Chip production depends on the use of high-purity silicon-containing only one foreign atom per 10 million silicon atoms.

Why Silicone?

The synonym for microchips is “semiconductor”, which comes from the property of the material they are made of. This is because silicon can both pass on electrical current and interrupt the flow of power under certain conditions – due to its atomic structure.

A single pure-silicon crystal is non-conductive at room temperature because it has four outer electrons and thus does not have any free electron carriers. Its extremely conductive properties are due to a process known as doping. Small amounts of foreign atoms (usually boron or phosphorus) are incorporated into a silicon crystal lattice, each of which has one more or one less outer electron. Transistors are created by combining an insulating layer of silicon oxide with a layer of electrically conductive polysilicon. These control the electrical voltage and current and are thus the most important component of the microchip.

A Complex Production

In the most powerful semiconductors, billions of transistors are installed and interconnected. This allows highly complex circuits to be accommodated on a surface of just a few square millimeters. But for these to work, the layout and design of each chip must be well thought out. The availability of special design tools makes it possible to digitally design the integrated circuits in a three-dimensional structure. This allows each layer to be viewed separately, and the interaction between them to be simulated. The digital blueprint is then used in the form of photomasks as a kind of template for chip production.

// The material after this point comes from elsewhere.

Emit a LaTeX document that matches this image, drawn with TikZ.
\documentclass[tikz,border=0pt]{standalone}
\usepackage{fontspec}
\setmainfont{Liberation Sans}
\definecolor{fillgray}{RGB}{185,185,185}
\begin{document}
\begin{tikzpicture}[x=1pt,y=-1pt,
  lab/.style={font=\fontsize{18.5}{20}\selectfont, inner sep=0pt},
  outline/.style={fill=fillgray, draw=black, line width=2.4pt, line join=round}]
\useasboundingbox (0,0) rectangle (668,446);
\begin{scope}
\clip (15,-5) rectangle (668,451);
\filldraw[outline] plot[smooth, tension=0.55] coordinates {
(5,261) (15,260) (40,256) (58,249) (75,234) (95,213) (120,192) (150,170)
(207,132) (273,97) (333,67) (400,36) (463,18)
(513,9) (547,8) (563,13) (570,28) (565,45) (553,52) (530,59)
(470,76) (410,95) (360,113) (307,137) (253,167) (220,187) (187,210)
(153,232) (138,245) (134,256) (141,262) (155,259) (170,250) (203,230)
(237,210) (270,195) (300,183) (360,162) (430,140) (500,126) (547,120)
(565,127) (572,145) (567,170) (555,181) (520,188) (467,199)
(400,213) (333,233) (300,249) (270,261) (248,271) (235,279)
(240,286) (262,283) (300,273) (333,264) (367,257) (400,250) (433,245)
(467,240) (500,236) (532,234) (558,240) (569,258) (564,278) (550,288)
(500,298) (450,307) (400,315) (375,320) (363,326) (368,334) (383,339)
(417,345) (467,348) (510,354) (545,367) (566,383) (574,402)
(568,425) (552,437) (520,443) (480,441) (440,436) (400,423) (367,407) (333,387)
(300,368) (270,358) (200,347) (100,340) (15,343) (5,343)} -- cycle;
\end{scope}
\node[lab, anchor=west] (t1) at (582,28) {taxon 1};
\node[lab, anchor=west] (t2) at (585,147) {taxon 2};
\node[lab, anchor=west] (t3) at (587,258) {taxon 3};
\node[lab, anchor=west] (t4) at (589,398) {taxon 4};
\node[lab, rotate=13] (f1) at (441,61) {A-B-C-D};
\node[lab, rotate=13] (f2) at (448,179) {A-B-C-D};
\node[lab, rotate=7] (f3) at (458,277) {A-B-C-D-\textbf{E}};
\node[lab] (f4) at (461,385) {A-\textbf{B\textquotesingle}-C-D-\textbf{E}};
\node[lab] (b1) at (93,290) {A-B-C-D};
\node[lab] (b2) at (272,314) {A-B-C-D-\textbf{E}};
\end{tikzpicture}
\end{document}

To ensure the highest possible quality during production, state-of-the-art technologies are used for inspection at every step. In addition, the chips may only be manufactured under the strictest conditions in a cleanroom: a dust-free environment in which the temperature and humidity are stable. In approximately ten liters of air, a maximum of one single dust particle larger than 0.5 micrometers may be present. The ventilation and filtration processes are correspondingly complex. Yet only with such high precision and quality can these sophisticated microchips be created.

That is everything you need to know about the prerequisites, but how exactly is a microchip created?

A Multilayered Process

Once the silicon has been extracted from the quartz sand and cleaned, the silicon rods are cut into wafer-thin slices using a special sawing technique. These wafers form the basis of a complex coating process.

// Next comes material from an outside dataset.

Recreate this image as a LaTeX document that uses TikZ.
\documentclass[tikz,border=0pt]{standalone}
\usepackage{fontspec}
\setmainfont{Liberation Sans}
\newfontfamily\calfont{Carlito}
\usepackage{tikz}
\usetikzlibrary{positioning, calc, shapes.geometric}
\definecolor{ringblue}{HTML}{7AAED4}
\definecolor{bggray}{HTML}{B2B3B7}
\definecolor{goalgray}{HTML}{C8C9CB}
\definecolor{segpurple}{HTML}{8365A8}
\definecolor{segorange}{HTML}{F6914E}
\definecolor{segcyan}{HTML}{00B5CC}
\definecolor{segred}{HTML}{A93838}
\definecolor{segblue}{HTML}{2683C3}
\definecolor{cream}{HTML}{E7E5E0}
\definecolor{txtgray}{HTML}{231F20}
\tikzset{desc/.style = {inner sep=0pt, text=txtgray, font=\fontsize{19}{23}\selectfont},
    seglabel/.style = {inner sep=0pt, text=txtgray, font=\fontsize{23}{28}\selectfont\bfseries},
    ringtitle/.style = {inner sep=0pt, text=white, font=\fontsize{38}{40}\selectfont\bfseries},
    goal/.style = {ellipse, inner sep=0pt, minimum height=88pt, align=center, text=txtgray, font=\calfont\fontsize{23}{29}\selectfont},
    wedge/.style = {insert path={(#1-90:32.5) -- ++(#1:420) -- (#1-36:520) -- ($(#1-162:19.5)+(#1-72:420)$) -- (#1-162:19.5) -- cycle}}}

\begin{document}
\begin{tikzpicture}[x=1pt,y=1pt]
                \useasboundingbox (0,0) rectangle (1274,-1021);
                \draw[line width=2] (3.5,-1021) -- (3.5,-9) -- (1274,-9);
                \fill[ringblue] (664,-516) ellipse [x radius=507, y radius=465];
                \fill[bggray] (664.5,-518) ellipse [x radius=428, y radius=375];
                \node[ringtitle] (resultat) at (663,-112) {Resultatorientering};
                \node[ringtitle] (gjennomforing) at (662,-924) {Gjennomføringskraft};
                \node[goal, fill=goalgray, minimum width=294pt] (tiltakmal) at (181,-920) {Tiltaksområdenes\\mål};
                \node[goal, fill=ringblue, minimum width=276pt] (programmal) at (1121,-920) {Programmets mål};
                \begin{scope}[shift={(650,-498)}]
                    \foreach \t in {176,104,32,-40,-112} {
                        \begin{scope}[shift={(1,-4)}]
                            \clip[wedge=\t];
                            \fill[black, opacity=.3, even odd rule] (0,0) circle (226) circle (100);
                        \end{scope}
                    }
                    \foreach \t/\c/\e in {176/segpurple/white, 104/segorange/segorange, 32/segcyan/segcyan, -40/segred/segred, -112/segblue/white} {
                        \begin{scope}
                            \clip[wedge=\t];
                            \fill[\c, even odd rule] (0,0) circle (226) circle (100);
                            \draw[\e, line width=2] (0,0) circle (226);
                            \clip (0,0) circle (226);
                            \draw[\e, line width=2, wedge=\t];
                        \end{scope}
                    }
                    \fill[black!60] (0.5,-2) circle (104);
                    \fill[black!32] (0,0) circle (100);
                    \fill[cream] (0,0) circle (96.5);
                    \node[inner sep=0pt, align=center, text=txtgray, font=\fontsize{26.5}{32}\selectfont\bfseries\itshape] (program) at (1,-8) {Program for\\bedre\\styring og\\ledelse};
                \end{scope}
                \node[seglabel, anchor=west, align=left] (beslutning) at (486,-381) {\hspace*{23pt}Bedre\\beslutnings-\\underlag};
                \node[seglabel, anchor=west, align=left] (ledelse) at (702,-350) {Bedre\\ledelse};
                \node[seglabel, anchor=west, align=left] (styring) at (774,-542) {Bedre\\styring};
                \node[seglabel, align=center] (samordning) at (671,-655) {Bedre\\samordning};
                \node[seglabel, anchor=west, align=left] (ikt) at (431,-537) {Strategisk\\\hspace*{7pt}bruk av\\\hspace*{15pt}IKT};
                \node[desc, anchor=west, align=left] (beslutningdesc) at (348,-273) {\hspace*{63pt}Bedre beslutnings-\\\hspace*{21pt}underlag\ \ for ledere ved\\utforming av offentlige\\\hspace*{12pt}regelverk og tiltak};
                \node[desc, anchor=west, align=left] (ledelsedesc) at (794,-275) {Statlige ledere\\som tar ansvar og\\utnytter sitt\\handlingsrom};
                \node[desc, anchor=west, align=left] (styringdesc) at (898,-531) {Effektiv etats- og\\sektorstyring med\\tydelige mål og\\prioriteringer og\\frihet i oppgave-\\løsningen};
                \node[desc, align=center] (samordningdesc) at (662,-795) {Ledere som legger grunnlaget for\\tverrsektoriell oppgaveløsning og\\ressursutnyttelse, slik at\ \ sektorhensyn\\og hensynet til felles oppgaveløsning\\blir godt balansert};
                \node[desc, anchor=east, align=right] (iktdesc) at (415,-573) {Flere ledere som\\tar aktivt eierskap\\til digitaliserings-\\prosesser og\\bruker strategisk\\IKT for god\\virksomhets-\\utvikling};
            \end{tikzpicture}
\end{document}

First, a non-conductive oxide layer is created on the wafer at about 1000 degrees Celsius, onto which light-sensitive photoresist is then spread. Special equipment illuminates the wafer through a photomask which transfers parts of the previously digitally-created stencil onto the silicon wafer. The exposed portion is developed, exposed, and etched away; the unexposed areas remain and protect the underlying layer.

This process – coating of oxide, photosensitizing, masking, exposing, and etching away – is repeated several times during chip fabrication until the desired integrated circuit is completely built. Meanwhile, an electrically conductive layer of polysilicon is applied, and doping is performed, in which foreign atoms are introduced into the exposed silicon to affect its conductivity.

Lastly, contact holes are etched to provide access to the conductive layers. The chip surface is then polished to micrometer precision using a chemical-mechanical process. The finished chips then must only be sawn out of the wafers. Depending on the diameter, this produces several dozen to several thousand chips per wafer, each of which is only a few square millimeters to centimeters in size. In the final step, assembly, these miniature chips are placed in a package and contacted. The finished semiconductor products can now be attached to circuit boards via various connection types.

Demand Increases Foreseeable in the Future

There is an increasing demand for technology with each passing year. Consumers expect better performance, low energy consumption, and availability. That’s where microchips come in and why their demand has skyrocketed in recent years – and will continue to rise in the future.

In addition, there is the added issue that sand as a natural raw material is not available in endless supply. While large quantities of sand are also deposited on the world’s coasts every year, global demand far exceeds the amount produced by weathering.

“The amount of sand neededhas tripled in the past 20 years. […] We estimate current consumption at 50 billion tons per year – that’s 18 kilograms a day for every inhabitant of the earth.”
Pascal Peduzzi
Director of the Geneva Global Resource Information Database (GRID-Geneva), UN Environment Programme (UNEP)

The semiconductor shortage is expected to remain for many years to come. Apart from the increasing scarcity of sand, another reason is that chip production is so complex and costly. Only a few companies worldwide have the necessary know-how and manufacturing capabilities to produce high-quality semiconductors. Nevertheless, in order to ensure supply, a stringent sourcing strategy is required that enables planning and at the same time can react to unforeseen market developments.